Drunken Lullabies still worth the listen

Drunken Lullabies, the 2002 release by Irish rock group Flogging Molly, starts with a firestorm of guitar, tin whistle and fiddle, and 45 minutes later leaves you like an Irishman at three in the morning:

Drunken Lullabies, the 2002 release by Irish rock group Flogging Molly, starts with a firestorm of guitar, tin whistle and fiddle, and 45 minutes later leaves you like an Irishman at three in the morning: body-battered and soaked with Guinness.

Sure, there have been attempts at the Irish rock formula before, but where bands like The Dubliners and The Pogues leave off, Flogging Molly picks up, taking traditional Irish influences, and infusing them with hardcore punk attitude.

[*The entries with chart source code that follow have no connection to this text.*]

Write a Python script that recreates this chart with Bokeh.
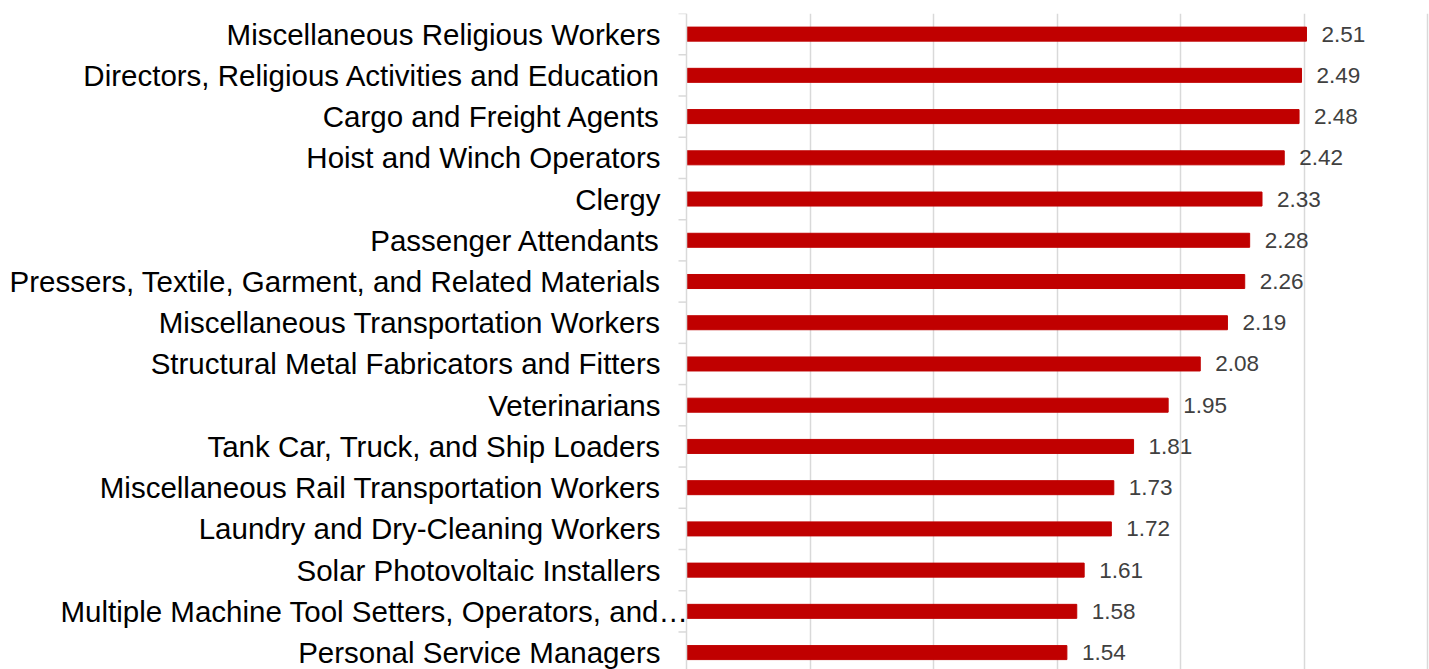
import math
from bokeh.plotting import figure
from bokeh.models import Range1d, FixedTicker, ColumnDataSource, LabelSet, Span
from bokeh.core.properties import value
from bokeh.embed import file_html
from bokeh.resources import INLINE

categories = [
    "Miscellaneous Religious Workers",
    "Directors, Religious Activities and Education",
    "Cargo and Freight Agents",
    "Hoist and Winch Operators",
    "Clergy",
    "Passenger Attendants",
    "Pressers, Textile, Garment, and Related Materials",
    "Miscellaneous Transportation Workers",
    "Structural Metal Fabricators and Fitters",
    "Veterinarians",
    "Tank Car, Truck, and Ship Loaders",
    "Miscellaneous Rail Transportation Workers",
    "Laundry and Dry-Cleaning Workers",
    "Solar Photovoltaic Installers",
    "Multiple Machine Tool Setters, Operators, and…",
    "Personal Service Managers",
]
values = [2.51, 2.49, 2.48, 2.42, 2.33, 2.28, 2.26, 2.19, 2.08, 1.95, 1.81, 1.73, 1.72, 1.61, 1.58, 1.54]
grid_ticks = [0.5, 1.0, 1.5, 2.0, 2.5, 3.0]

FONT = "Liberation Sans"
GRID = "#d9d9d9"
n = len(categories)
pos = list(range(n))
# truncated (ellipsis) label overflows onto the axis as in the original
lbl_offset = [2 if c.endswith("…") else -26 for c in categories]
src = ColumnDataSource(dict(y=pos, v=values, lbl=[f"{v:.2f}" for v in values],
                            cat=categories, off=lbl_offset))

# plot area spans the full width; the category labels live left of x=0
PX_PER_UNIT = 247.0
x_start = -686 / PX_PER_UNIT
x_end = (1429 - 686) / PX_PER_UNIT

p = figure(width=1429, height=669, output_backend="svg", toolbar_location=None,
           x_range=Range1d(x_start, x_end), y_range=Range1d(15.41, -0.5),
           min_border_left=0, min_border_right=0, min_border_top=13, min_border_bottom=0)
p.outline_line_color = None
p.xaxis.visible = False
p.yaxis.visible = False
p.ygrid.visible = False
p.xgrid.ticker = FixedTicker(ticks=grid_ticks)
p.xgrid.grid_line_color = GRID
p.xgrid.grid_line_width = 1.5

# value axis line at zero and category separators (ticks pointing outward)
p.add_layout(Span(location=0, dimension="height", line_color=GRID, line_width=1.5))
p.ray(x=0, y=[i - 0.5 for i in range(n + 1)], length=8, length_units="screen",
      angle=math.pi, line_color=GRID, line_width=1.5)

p.hbar(y="y", right="v", left=0, height=0.34, source=src, color="#C00000")

p.text(x=0, y="y", text="cat", x_offset="off", source=src, text_align="right",
       text_baseline="middle", text_font=value(FONT), text_font_size="29.5px",
       text_color="#000000")

labels = LabelSet(x="v", y="y", text="lbl", source=src, x_offset=15, y_offset=0,
                  text_font=value(FONT), text_font_size="22.5px", text_color="#404040",
                  text_baseline="middle", text_align="left")
p.add_layout(labels)

open("out.html", "w").write(file_html(p, INLINE))
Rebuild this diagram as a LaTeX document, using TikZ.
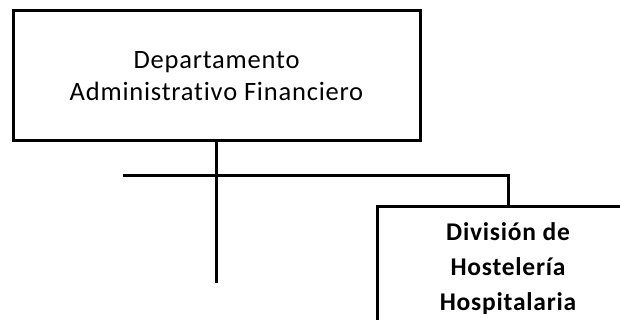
\documentclass[tikz,border=0pt]{standalone}
\usepackage{fontspec}
\setmainfont{Carlito}[LetterSpace=3,Ligatures=NoCommon]
\usetikzlibrary{positioning}

\begin{document}
\begin{tikzpicture}[x=1pt,y=-1pt, line width=3pt,
                    caja/.style={draw, rectangle, align=center, inner sep=0pt},
                    jefe/.style={caja, minimum width=407pt, minimum height=130pt, font=\fontsize{26.5}{32}\selectfont},
                    unidad/.style={caja, minimum width=262pt, minimum height=124pt, font=\bfseries\fontsize{25.5}{35}\selectfont}]
\useasboundingbox (0,0) rectangle (620,320);
\clip (0,0) rectangle (620,320);
\node[jefe] (dept) at (216.5,76) {Departamento\\Administrativo Financiero};
\node[unidad] (hosteleria) at (508,269) {División de\\Hostelería\\Hospitalaria};
% tronco y ramal
\coordinate (tronco) at (dept.south |- 0,283);
\coordinate (ramal izq) at (123,176);
\coordinate (ramal der) at (hosteleria.north |- ramal izq);
\draw (dept.south) -- (tronco);
\draw (ramal izq) -- (ramal der) -- (hosteleria.north);
\end{tikzpicture}
\end{document}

On their sophomore album, Flogging Molly diverted a wee bit from their underground hit first effort, Swagger, and mixes up pub sing alongs with sea shanties.

Flogging Molly fires off heavy caliber musical ammunition in jig inducing tracks like “What’s Left of the Flag” and the title track, “Drunken Lullabies.”

Yet through the raucous guitar and drumbeats, lead singer Dave King finds time to compose soft songs of want, loneliness and longing.

In “If I Ever Leave This World Alive,” King sings of a man accepting his faults, coming to grips with his own mortalit, and apologizing to those he’s left behind. It is here that Flogging Molly establishes themselves as more than just a bar band.

King cries, “I’m okay; I’m all right, though you have gone from my life. You said that it would, now everything should be all right.”

On the next three tracks, Flogging Molly picks the listener up off the barroom floor with the proud ballads “The Kilburn High Road,” “Rebels of the Sacred Heart” and the instrumental “Swagger.”

However, after “Swagger” Drunken Lullabies passes out cold for a bit.

“Cruel Mistress,” written and sung by bassist Nathan Maxwell, is an ill-advised and ill-timed foray into songs of the sea. The track throws the album off course. Maxwell’s voice simply can not compare to King’s.

Masterful work on the accordion by Matt Hensley isn’t enough to bail out that sinking ship.

Following “Cruel Mistress,” the fiddle driven “Another Bag of Bricks” falls flat musically, sounding like something out of Pirates of the Caribbean.

Just in time, we’re brought back to solid ground with a splendid cover of “The Rare Ould Times” and the wonderful original “The Sun Never Shines [On Closed Doors]”

While it’s not exactly the soundtrack from The Quiet Man, the lyrics and music of Drunken Lullabies throws you deep into the Irish state of mind.

Songs of pain, love and love lost are not a far stretch from traditional Irish music.

Listening to Drunken Lullabies is like a night in an Irish pub. It has its ups. It has its downs. But ultimately on that long stroll home, we all know that we’ll be back again.